Non-transferred Arc Torch Simulation by a Non-equilibrium Plasma Laminar-to-Turbulent Flow Model

Abstract

Non-transferred arc torches are at the core of diverse industrial applications, particularly plasma spray. The flow in these torches transitions from laminar inside the torch to turbulent in the emerging jet. The interaction of the plasma with the processing gas leads to significant deviations from local thermodynamic equilibrium (LTE) far from the arc core. The flow from a non-transferred arc plasma spray torch is simulated using a non-LTE (NLTE) plasma flow model solved by variational multiscale (VMS) and nonlinear VMS (VMSn) methods, which are suitable for unified laminar and turbulent flow simulations. Non-plasma turbulent jet simulations indicate that the VMSn method produces results comparable to those by the dynamic Smagorinsky method, often considered the workhorse for turbulent incompressible flow simulations.

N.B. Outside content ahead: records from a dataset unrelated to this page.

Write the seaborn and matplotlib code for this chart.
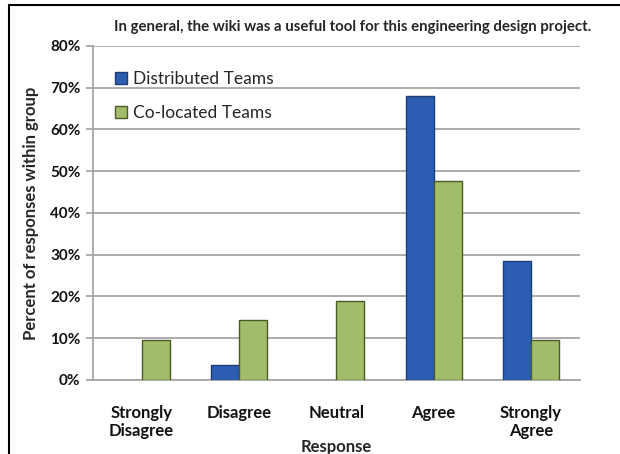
import matplotlib
matplotlib.use("Agg")
import matplotlib.pyplot as plt
import seaborn as sns
import pandas as pd
from matplotlib.lines import Line2D
from matplotlib.ticker import FuncFormatter

categories = ["Strongly\nDisagree", "Disagree", "Neutral", "Agree", "Strongly\nAgree"]
distributed = [0.0, 3.6, 0.0, 67.9, 28.6]
colocated = [9.5, 14.3, 19.0, 47.6, 9.5]
series = ["Distributed Teams", "Co-located Teams"]
yticks = [0, 10, 20, 30, 40, 50, 60, 70, 80]

df = pd.DataFrame({
    "Response": categories * 2,
    "Percent": distributed + colocated,
    "Group": [series[0]] * len(categories) + [series[1]] * len(categories),
})

sns.set_theme(style="white")
plt.rcParams["font.family"] = ["Lato", "DejaVu Sans"]

fig = plt.figure(figsize=(6.2, 4.54), dpi=100)
ax = fig.add_axes([0.150, 0.163, 0.785, 0.736])

palette = {series[0]: "#2b5eb3", series[1]: "#a2bd6a"}
sns.barplot(data=df, x="Response", y="Percent", hue="Group", order=categories,
            hue_order=series, palette=palette, width=0.575, gap=0,
            saturation=1, ax=ax, legend=False)

edges = {series[0]: "#1d3d73", series[1]: "#4a5a28"}
for cont, s in zip(ax.containers, series):
    for p in cont.patches:
        p.set_edgecolor(edges[s])
        p.set_linewidth(1.0 if p.get_height() > 0 else 0)
        p.set_zorder(3)

ax.set_ylim(0, 80)
ax.set_xlim(-0.5, len(categories) - 0.5)
ax.set_yticks(yticks)
ax.yaxis.set_major_formatter(FuncFormatter(lambda v, _: f"{v:.0f}%"))
ax.grid(axis="y", color="#a6a6a6", linewidth=1.3, zorder=0)
ax.set_axisbelow(True)
for sp in ["top", "right"]:
    ax.spines[sp].set_visible(False)
for sp in ["left", "bottom"]:
    ax.spines[sp].set_color("#a6a6a6")
    ax.spines[sp].set_linewidth(1.3)
ax.tick_params(axis="y", which="major", left=True, length=5, width=1.3,
               color="#a6a6a6", labelsize=11, pad=4)
ax.tick_params(axis="x", bottom=False, labelsize=12, pad=12)
for lbl in ax.get_yticklabels() + ax.get_xticklabels():
    lbl.set_fontweight("bold")
    lbl.set_color("#111111")
for lbl in ax.get_xticklabels():
    lbl.set_linespacing(1.15)

ax.set_xlabel("Response", fontsize=12, fontweight="bold", labelpad=0)
ax.set_ylabel("Percent of responses within group", fontsize=12,
              fontweight="bold", labelpad=8)

fig.text(0.568, 0.94, "In general, the wiki was a useful tool for this engineering design project.",
         ha="center", va="center", fontsize=10.8, fontweight="bold")

handles = [Line2D([0], [0], marker="s", linestyle="none", markersize=8,
                  markerfacecolor=palette[s], markeredgecolor=edges[s]) for s in series]
ax.legend(handles, series, loc="upper left", bbox_to_anchor=(0.03, 0.945),
          frameon=False, fontsize=12.5, labelspacing=1.05, handletextpad=0.25,
          handlelength=0.8, borderaxespad=0)

# outer frame (left and top)
fig.add_artist(Line2D([0.015, 0.015], [0.0, 0.99], transform=fig.transFigure,
                      color="black", linewidth=1.5))
fig.add_artist(Line2D([0.015, 1.0], [0.99, 0.99], transform=fig.transFigure,
                      color="black", linewidth=1.5))

fig.savefig("out.png", dpi=100)
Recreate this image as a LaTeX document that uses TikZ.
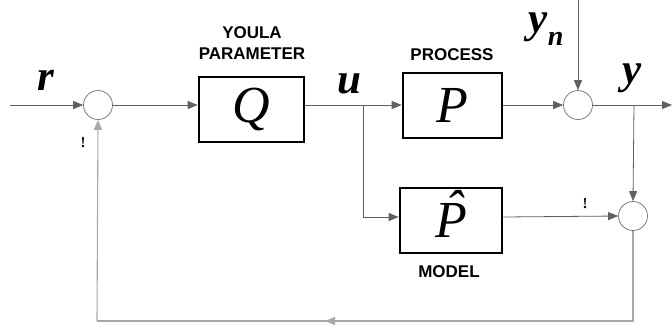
\documentclass[tikz,border=0pt]{standalone}
\usepackage{fontspec}
\setmainfont{Liberation Serif}
\newfontfamily\lsans{Liberation Sans}
\newfontfamily\serit{Liberation Serif Italic}
\newfontfamily\serbi{Liberation Serif Bold Italic}
\newfontfamily\serb{Liberation Serif Bold}
\usetikzlibrary{arrows.meta}
\definecolor{linegray}{HTML}{606060}
\definecolor{fbgray}{HTML}{A8A8A8}
\definecolor{circgray}{HTML}{707070}
\tikzset{
  blockbox/.style={draw=black, line width=2.6pt, fill=white, minimum width=#1, inner sep=0pt, font=\serit\fontsize{52}{52}\selectfont},
  sumnode/.style={circle, draw=circgray, line width=0.7pt, minimum size=29pt, inner sep=0pt},
  capt/.style={font=\lsans\bfseries\fontsize{17}{21}\selectfont, align=center, inner sep=0pt},
  sig/.style={font=\serbi\fontsize{43}{43}\selectfont, inner sep=0pt},
  bang/.style={font=\serb\fontsize{15}{15}\selectfont, inner sep=0pt},
  conn/.style={draw=linegray, line width=0.8pt},
  fb/.style={draw=fbgray, line width=1.1pt},
  tip/.style={-{Triangle[length=10pt,width=8pt]}},
}
\begin{document}
\begin{tikzpicture}[x=1pt,y=-1pt]
\useasboundingbox (0,0) rectangle (672,327);
% blocks
\node[blockbox=105pt, minimum height=65pt] (q) at (251.5,109.5) {Q};
\node[blockbox=99pt, minimum height=65pt] (p) at (452.5,105.5) {P};
\node[blockbox=102pt, minimum height=65pt] (ph) at (451,220.5) {\smash{\rlap{\kern0.2em\raisebox{0.22em}{ˆ}}}P};
% summing junctions
\node[sumnode] (s1) at (98,105) {};
\node[sumnode] (s2) at (578,105) {};
\node[sumnode] (s3) at (633,216) {};
% captions
\node[capt] (youla) at (252,43) {YOULA\\PARAMETER};
\node[capt] (proc) at (452,55) {PROCESS};
\node[capt] (model) at (449,272) {MODEL};
% signal labels
\node[sig] (r) at (46,80) {r};
\node[sig] (u) at (349,84) {u};
\node[sig] (y) at (632,78) {y};
\node[sig] (yn) at (546,29) {y\raisebox{-0.3em}{\fontsize{28}{28}\selectfont n}};
\node[bang] (b1) at (83,143) {!};
\node[bang] (b2) at (585,204) {!};
% coordinates
\coordinate (in) at (10,105);
\coordinate (out) at (672,105);
\coordinate (ntop) at (578,0);
\coordinate (br1) at (363,105);
\coordinate (br2) at (634,105);
\coordinate (fbr) at (633,321);
\coordinate (fbl) at (97,321);
\coordinate (fbm) at (325,321);
% connectors
\draw[conn,tip] (in) -- (s1.west);
\draw[conn,tip] (s1.east) -- (s1.east -| q.west);
\draw[conn,tip] (q.east |- br1) -- (br1 -| p.west);
\draw[conn,tip] (br1) |- (ph.west |- 0,217);
\draw[conn,tip] (p.east |- s2) -- (s2.west);
\draw[conn,tip] (ntop) -- (s2.north);
\draw[conn,tip] (s2.east) -- (out);
\draw[conn,tip] (br2) -- (s3.north);
\draw[conn,tip] (ph.east |- 0,217) -- (s3.west);
\draw[fb] (s3.south) -- (fbr) -- (fbl);
\draw[fb,tip] (fbr) -- (fbm);
\draw[fb,tip] (fbl) -- (s1.south);
\end{tikzpicture}
\end{document}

VMS and VMSn approaches are applied to the simulation of incompressible, compressible, and NLTE plasma flows in non-transferred arc torch operating at representative conditions found in plasma spray processes. The NLTE plasma flow simulations reproduce the dynamics of the arc inside the torch together with the evolution of turbulence in the produced plasma jet in a cohesive manner. However, the similarity of results by both methods indicates the need for numerical resolution significantly higher than what is commonly afforded in arc torch simulations.